• **WHAT THE TASK REQUIRES**
Transcribe the material exactly. Images do not belong in the copy.

• **PROVIDED MATERIAL**
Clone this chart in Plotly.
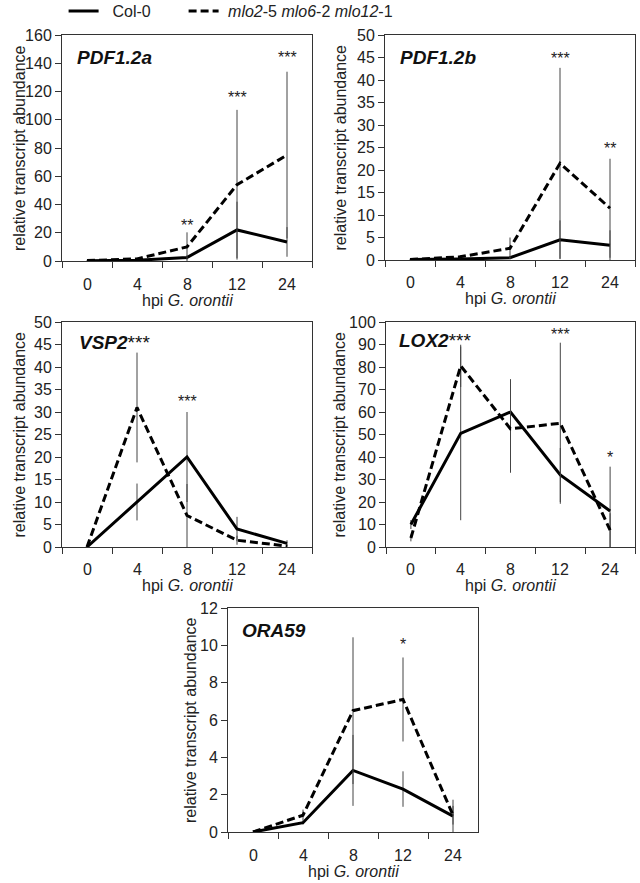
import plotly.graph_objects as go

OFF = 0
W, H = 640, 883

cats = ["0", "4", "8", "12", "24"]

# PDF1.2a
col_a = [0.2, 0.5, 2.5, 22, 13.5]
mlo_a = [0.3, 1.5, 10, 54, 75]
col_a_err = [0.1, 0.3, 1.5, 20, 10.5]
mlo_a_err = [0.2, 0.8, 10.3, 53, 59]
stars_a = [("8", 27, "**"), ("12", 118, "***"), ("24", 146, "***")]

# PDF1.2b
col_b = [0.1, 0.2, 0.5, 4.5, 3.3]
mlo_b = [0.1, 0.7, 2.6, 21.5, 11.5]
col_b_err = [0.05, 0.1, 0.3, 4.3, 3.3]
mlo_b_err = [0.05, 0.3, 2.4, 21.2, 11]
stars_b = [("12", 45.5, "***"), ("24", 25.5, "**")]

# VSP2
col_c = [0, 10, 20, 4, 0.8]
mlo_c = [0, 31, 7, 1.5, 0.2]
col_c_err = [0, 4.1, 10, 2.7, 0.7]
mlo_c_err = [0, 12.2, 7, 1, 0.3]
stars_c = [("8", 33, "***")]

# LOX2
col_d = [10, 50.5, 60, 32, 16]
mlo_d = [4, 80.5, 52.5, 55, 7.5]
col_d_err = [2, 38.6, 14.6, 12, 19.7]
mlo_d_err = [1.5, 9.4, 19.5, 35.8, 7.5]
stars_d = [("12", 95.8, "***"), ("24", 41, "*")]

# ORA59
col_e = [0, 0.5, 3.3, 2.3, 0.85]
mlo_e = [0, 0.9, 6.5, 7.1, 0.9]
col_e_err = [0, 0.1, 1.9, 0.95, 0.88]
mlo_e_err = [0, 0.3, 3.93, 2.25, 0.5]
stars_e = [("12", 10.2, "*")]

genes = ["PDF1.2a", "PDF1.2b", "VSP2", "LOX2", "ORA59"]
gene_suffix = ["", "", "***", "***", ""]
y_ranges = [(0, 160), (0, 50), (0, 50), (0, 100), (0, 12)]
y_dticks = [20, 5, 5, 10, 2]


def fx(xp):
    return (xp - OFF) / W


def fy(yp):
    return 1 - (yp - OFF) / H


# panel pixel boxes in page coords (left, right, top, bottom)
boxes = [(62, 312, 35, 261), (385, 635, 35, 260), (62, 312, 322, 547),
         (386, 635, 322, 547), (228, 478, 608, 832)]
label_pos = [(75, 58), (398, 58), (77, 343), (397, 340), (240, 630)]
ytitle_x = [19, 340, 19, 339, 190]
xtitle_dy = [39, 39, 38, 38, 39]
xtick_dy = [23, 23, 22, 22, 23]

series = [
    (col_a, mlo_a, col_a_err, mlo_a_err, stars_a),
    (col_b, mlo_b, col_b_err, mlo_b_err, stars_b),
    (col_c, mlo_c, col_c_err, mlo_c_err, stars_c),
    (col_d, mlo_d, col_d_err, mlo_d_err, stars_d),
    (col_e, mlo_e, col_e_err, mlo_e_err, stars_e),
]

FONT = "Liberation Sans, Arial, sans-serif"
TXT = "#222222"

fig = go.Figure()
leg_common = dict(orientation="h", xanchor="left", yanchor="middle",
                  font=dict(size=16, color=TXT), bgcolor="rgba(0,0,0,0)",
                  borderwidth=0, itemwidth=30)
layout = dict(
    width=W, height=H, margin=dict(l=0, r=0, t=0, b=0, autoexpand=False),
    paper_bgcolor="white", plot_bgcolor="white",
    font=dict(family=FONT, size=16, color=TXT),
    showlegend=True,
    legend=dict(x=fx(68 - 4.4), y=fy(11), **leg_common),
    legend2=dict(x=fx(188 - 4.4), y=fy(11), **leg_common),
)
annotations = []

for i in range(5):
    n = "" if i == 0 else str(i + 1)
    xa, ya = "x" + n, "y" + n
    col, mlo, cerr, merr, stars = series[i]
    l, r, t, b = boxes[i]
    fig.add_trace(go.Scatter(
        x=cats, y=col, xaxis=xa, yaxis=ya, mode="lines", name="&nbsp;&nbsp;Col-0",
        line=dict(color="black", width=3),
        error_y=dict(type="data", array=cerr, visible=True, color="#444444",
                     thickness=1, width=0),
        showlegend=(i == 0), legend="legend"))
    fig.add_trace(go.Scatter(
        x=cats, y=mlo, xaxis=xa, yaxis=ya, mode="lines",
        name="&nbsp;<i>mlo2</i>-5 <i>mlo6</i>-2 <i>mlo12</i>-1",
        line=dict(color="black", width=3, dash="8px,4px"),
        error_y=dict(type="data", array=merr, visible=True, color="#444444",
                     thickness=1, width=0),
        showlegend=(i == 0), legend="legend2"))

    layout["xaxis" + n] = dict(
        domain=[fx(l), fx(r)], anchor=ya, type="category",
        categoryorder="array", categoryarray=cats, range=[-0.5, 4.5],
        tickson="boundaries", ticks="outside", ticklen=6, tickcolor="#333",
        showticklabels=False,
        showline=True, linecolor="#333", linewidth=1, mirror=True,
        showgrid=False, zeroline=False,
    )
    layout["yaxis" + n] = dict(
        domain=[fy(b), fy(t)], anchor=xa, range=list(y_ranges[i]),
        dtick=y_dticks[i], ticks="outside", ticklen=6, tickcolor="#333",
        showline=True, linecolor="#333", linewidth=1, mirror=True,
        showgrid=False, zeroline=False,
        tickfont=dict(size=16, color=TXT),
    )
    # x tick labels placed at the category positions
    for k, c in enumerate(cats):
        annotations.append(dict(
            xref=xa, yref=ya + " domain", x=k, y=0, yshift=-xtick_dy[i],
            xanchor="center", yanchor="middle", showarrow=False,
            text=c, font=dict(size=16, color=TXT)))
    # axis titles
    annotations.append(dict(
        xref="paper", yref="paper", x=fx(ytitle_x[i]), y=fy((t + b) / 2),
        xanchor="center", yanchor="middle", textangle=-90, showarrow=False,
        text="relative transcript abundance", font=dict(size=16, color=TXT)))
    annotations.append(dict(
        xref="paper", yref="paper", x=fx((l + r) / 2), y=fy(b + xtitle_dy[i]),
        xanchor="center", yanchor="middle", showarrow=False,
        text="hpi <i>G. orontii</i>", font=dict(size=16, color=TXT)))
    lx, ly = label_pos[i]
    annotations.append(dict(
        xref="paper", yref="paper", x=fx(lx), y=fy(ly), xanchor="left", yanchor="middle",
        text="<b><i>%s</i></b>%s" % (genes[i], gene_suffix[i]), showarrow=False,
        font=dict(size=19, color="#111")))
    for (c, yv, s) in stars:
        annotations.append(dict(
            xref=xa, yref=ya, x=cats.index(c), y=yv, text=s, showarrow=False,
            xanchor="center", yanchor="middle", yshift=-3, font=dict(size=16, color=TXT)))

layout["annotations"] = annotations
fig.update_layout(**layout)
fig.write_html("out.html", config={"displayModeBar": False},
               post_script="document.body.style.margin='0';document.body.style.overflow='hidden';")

• **RESULT FOR THIS EXERCISE**
Clone this chart in Plotly.
import plotly.graph_objects as go

OFF = 0
W, H = 640, 883

cats = ["0", "4", "8", "12", "24"]

# PDF1.2a
col_a = [0.2, 0.5, 2.5, 22, 13.5]
mlo_a = [0.3, 1.5, 10, 54, 75]
col_a_err = [0.1, 0.3, 1.5, 20, 10.5]
mlo_a_err = [0.2, 0.8, 10.3, 53, 59]
stars_a = [("8", 27, "**"), ("12", 118, "***"), ("24", 146, "***")]

# PDF1.2b
col_b = [0.1, 0.2, 0.5, 4.5, 3.3]
mlo_b = [0.1, 0.7, 2.6, 21.5, 11.5]
col_b_err = [0.05, 0.1, 0.3, 4.3, 3.3]
mlo_b_err = [0.05, 0.3, 2.4, 21.2, 11]
stars_b = [("12", 45.5, "***"), ("24", 25.5, "**")]

# VSP2
col_c = [0, 10, 20, 4, 0.8]
mlo_c = [0, 31, 7, 1.5, 0.2]
col_c_err = [0, 4.1, 10, 2.7, 0.7]
mlo_c_err = [0, 12.2, 7, 1, 0.3]
stars_c = [("8", 33, "***")]

# LOX2
col_d = [10, 50.5, 60, 32, 16]
mlo_d = [4, 80.5, 52.5, 55, 7.5]
col_d_err = [2, 38.6, 14.6, 12, 19.7]
mlo_d_err = [1.5, 9.4, 19.5, 35.8, 7.5]
stars_d = [("12", 95.8, "***"), ("24", 41, "*")]

# ORA59
col_e = [0, 0.5, 3.3, 2.3, 0.85]
mlo_e = [0, 0.9, 6.5, 7.1, 0.9]
col_e_err = [0, 0.1, 1.9, 0.95, 0.88]
mlo_e_err = [0, 0.3, 3.93, 2.25, 0.5]
stars_e = [("12", 10.2, "*")]

genes = ["PDF1.2a", "PDF1.2b", "VSP2", "LOX2", "ORA59"]
gene_suffix = ["", "", "***", "***", ""]
y_ranges = [(0, 160), (0, 50), (0, 50), (0, 100), (0, 12)]
y_dticks = [20, 5, 5, 10, 2]


def fx(xp):
    return (xp - OFF) / W


def fy(yp):
    return 1 - (yp - OFF) / H


# panel pixel boxes in page coords (left, right, top, bottom)
boxes = [(62, 312, 35, 261), (385, 635, 35, 260), (62, 312, 322, 547),
         (386, 635, 322, 547), (228, 478, 608, 832)]
label_pos = [(75, 58), (398, 58), (77, 343), (397, 340), (240, 630)]
ytitle_x = [19, 340, 19, 339, 190]
xtitle_dy = [39, 39, 38, 38, 39]
xtick_dy = [23, 23, 22, 22, 23]

series = [
    (col_a, mlo_a, col_a_err, mlo_a_err, stars_a),
    (col_b, mlo_b, col_b_err, mlo_b_err, stars_b),
    (col_c, mlo_c, col_c_err, mlo_c_err, stars_c),
    (col_d, mlo_d, col_d_err, mlo_d_err, stars_d),
    (col_e, mlo_e, col_e_err, mlo_e_err, stars_e),
]

FONT = "Liberation Sans, Arial, sans-serif"
TXT = "#222222"

fig = go.Figure()
leg_common = dict(orientation="h", xanchor="left", yanchor="middle",
                  font=dict(size=16, color=TXT), bgcolor="rgba(0,0,0,0)",
                  borderwidth=0, itemwidth=30)
layout = dict(
    width=W, height=H, margin=dict(l=0, r=0, t=0, b=0, autoexpand=False),
    paper_bgcolor="white", plot_bgcolor="white",
    font=dict(family=FONT, size=16, color=TXT),
    showlegend=True,
    legend=dict(x=fx(68 - 4.4), y=fy(11), **leg_common),
    legend2=dict(x=fx(188 - 4.4), y=fy(11), **leg_common),
)
annotations = []

for i in range(5):
    n = "" if i == 0 else str(i + 1)
    xa, ya = "x" + n, "y" + n
    col, mlo, cerr, merr, stars = series[i]
    l, r, t, b = boxes[i]
    fig.add_trace(go.Scatter(
        x=cats, y=col, xaxis=xa, yaxis=ya, mode="lines", name="&nbsp;&nbsp;Col-0",
        line=dict(color="black", width=3),
        error_y=dict(type="data", array=cerr, visible=True, color="#444444",
                     thickness=1, width=0),
        showlegend=(i == 0), legend="legend"))
    fig.add_trace(go.Scatter(
        x=cats, y=mlo, xaxis=xa, yaxis=ya, mode="lines",
        name="&nbsp;<i>mlo2</i>-5 <i>mlo6</i>-2 <i>mlo12</i>-1",
        line=dict(color="black", width=3, dash="8px,4px"),
        error_y=dict(type="data", array=merr, visible=True, color="#444444",
                     thickness=1, width=0),
        showlegend=(i == 0), legend="legend2"))

    layout["xaxis" + n] = dict(
        domain=[fx(l), fx(r)], anchor=ya, type="category",
        categoryorder="array", categoryarray=cats, range=[-0.5, 4.5],
        tickson="boundaries", ticks="outside", ticklen=6, tickcolor="#333",
        showticklabels=False,
        showline=True, linecolor="#333", linewidth=1, mirror=True,
        showgrid=False, zeroline=False,
    )
    layout["yaxis" + n] = dict(
        domain=[fy(b), fy(t)], anchor=xa, range=list(y_ranges[i]),
        dtick=y_dticks[i], ticks="outside", ticklen=6, tickcolor="#333",
        showline=True, linecolor="#333", linewidth=1, mirror=True,
        showgrid=False, zeroline=False,
        tickfont=dict(size=16, color=TXT),
    )
    # x tick labels placed at the category positions
    for k, c in enumerate(cats):
        annotations.append(dict(
            xref=xa, yref=ya + " domain", x=k, y=0, yshift=-xtick_dy[i],
            xanchor="center", yanchor="middle", showarrow=False,
            text=c, font=dict(size=16, color=TXT)))
    # axis titles
    annotations.append(dict(
        xref="paper", yref="paper", x=fx(ytitle_x[i]), y=fy((t + b) / 2),
        xanchor="center", yanchor="middle", textangle=-90, showarrow=False,
        text="relative transcript abundance", font=dict(size=16, color=TXT)))
    annotations.append(dict(
        xref="paper", yref="paper", x=fx((l + r) / 2), y=fy(b + xtitle_dy[i]),
        xanchor="center", yanchor="middle", showarrow=False,
        text="hpi <i>G. orontii</i>", font=dict(size=16, color=TXT)))
    lx, ly = label_pos[i]
    annotations.append(dict(
        xref="paper", yref="paper", x=fx(lx), y=fy(ly), xanchor="left", yanchor="middle",
        text="<b><i>%s</i></b>%s" % (genes[i], gene_suffix[i]), showarrow=False,
        font=dict(size=19, color="#111")))
    for (c, yv, s) in stars:
        annotations.append(dict(
            xref=xa, yref=ya, x=cats.index(c), y=yv, text=s, showarrow=False,
            xanchor="center", yanchor="middle", yshift=-3, font=dict(size=16, color=TXT)))

layout["annotations"] = annotations
fig.update_layout(**layout)
fig.write_html("out.html", config={"displayModeBar": False},
               post_script="document.body.style.margin='0';document.body.style.overflow='hidden';")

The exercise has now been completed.